*JOB*. Quote each line of the material verbatim, without the pictures.
** start of RECORDED INFORMATION **
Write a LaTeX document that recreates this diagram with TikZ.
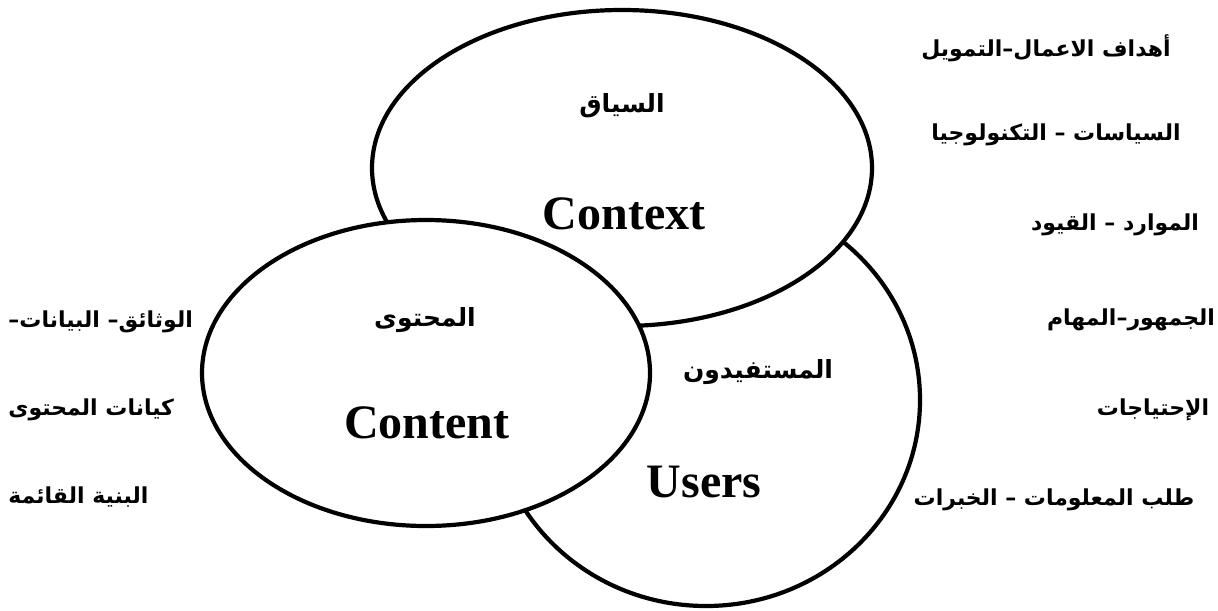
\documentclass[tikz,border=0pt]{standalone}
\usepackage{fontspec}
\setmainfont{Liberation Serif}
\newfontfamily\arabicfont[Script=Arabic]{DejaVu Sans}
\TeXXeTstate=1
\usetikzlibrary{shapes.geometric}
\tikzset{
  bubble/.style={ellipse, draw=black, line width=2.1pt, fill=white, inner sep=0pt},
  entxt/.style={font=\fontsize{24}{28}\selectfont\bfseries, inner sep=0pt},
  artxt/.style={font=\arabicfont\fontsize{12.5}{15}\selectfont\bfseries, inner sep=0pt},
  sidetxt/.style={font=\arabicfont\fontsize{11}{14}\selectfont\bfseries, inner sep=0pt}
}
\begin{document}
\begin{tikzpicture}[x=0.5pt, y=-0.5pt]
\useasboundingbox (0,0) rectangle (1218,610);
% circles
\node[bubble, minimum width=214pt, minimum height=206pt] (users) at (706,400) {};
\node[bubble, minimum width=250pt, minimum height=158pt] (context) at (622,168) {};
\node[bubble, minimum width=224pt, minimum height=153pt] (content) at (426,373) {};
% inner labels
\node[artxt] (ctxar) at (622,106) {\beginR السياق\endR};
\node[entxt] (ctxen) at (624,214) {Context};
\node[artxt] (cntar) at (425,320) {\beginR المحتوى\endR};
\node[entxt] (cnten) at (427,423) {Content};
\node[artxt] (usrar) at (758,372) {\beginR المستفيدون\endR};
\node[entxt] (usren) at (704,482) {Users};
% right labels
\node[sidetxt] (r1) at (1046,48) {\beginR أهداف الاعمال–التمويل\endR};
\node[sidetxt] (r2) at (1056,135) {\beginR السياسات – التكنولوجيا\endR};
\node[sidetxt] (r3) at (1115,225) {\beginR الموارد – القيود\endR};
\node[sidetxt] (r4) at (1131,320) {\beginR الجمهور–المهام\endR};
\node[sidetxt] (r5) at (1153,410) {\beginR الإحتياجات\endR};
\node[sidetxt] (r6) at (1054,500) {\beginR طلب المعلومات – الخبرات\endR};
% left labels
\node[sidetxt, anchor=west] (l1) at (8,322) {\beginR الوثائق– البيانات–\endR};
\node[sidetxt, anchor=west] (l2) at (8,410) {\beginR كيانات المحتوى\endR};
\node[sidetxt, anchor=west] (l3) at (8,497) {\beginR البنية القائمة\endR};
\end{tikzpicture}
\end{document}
** end of RECORDED INFORMATION **
*SOLUTION BELOW*.
Write a LaTeX document that recreates this diagram with TikZ.
\documentclass[tikz,border=0pt]{standalone}
\usepackage{fontspec}
\setmainfont{Liberation Serif}
\newfontfamily\arabicfont[Script=Arabic]{DejaVu Sans}
\TeXXeTstate=1
\usetikzlibrary{shapes.geometric}
\tikzset{
  bubble/.style={ellipse, draw=black, line width=2.1pt, fill=white, inner sep=0pt},
  entxt/.style={font=\fontsize{24}{28}\selectfont\bfseries, inner sep=0pt},
  artxt/.style={font=\arabicfont\fontsize{12.5}{15}\selectfont\bfseries, inner sep=0pt},
  sidetxt/.style={font=\arabicfont\fontsize{11}{14}\selectfont\bfseries, inner sep=0pt}
}
\begin{document}
\begin{tikzpicture}[x=0.5pt, y=-0.5pt]
\useasboundingbox (0,0) rectangle (1218,610);
% circles
\node[bubble, minimum width=214pt, minimum height=206pt] (users) at (706,400) {};
\node[bubble, minimum width=250pt, minimum height=158pt] (context) at (622,168) {};
\node[bubble, minimum width=224pt, minimum height=153pt] (content) at (426,373) {};
% inner labels
\node[artxt] (ctxar) at (622,106) {\beginR السياق\endR};
\node[entxt] (ctxen) at (624,214) {Context};
\node[artxt] (cntar) at (425,320) {\beginR المحتوى\endR};
\node[entxt] (cnten) at (427,423) {Content};
\node[artxt] (usrar) at (758,372) {\beginR المستفيدون\endR};
\node[entxt] (usren) at (704,482) {Users};
% right labels
\node[sidetxt] (r1) at (1046,48) {\beginR أهداف الاعمال–التمويل\endR};
\node[sidetxt] (r2) at (1056,135) {\beginR السياسات – التكنولوجيا\endR};
\node[sidetxt] (r3) at (1115,225) {\beginR الموارد – القيود\endR};
\node[sidetxt] (r4) at (1131,320) {\beginR الجمهور–المهام\endR};
\node[sidetxt] (r5) at (1153,410) {\beginR الإحتياجات\endR};
\node[sidetxt] (r6) at (1054,500) {\beginR طلب المعلومات – الخبرات\endR};
% left labels
\node[sidetxt, anchor=west] (l1) at (8,322) {\beginR الوثائق– البيانات–\endR};
\node[sidetxt, anchor=west] (l2) at (8,410) {\beginR كيانات المحتوى\endR};
\node[sidetxt, anchor=west] (l3) at (8,497) {\beginR البنية القائمة\endR};
\end{tikzpicture}
\end{document}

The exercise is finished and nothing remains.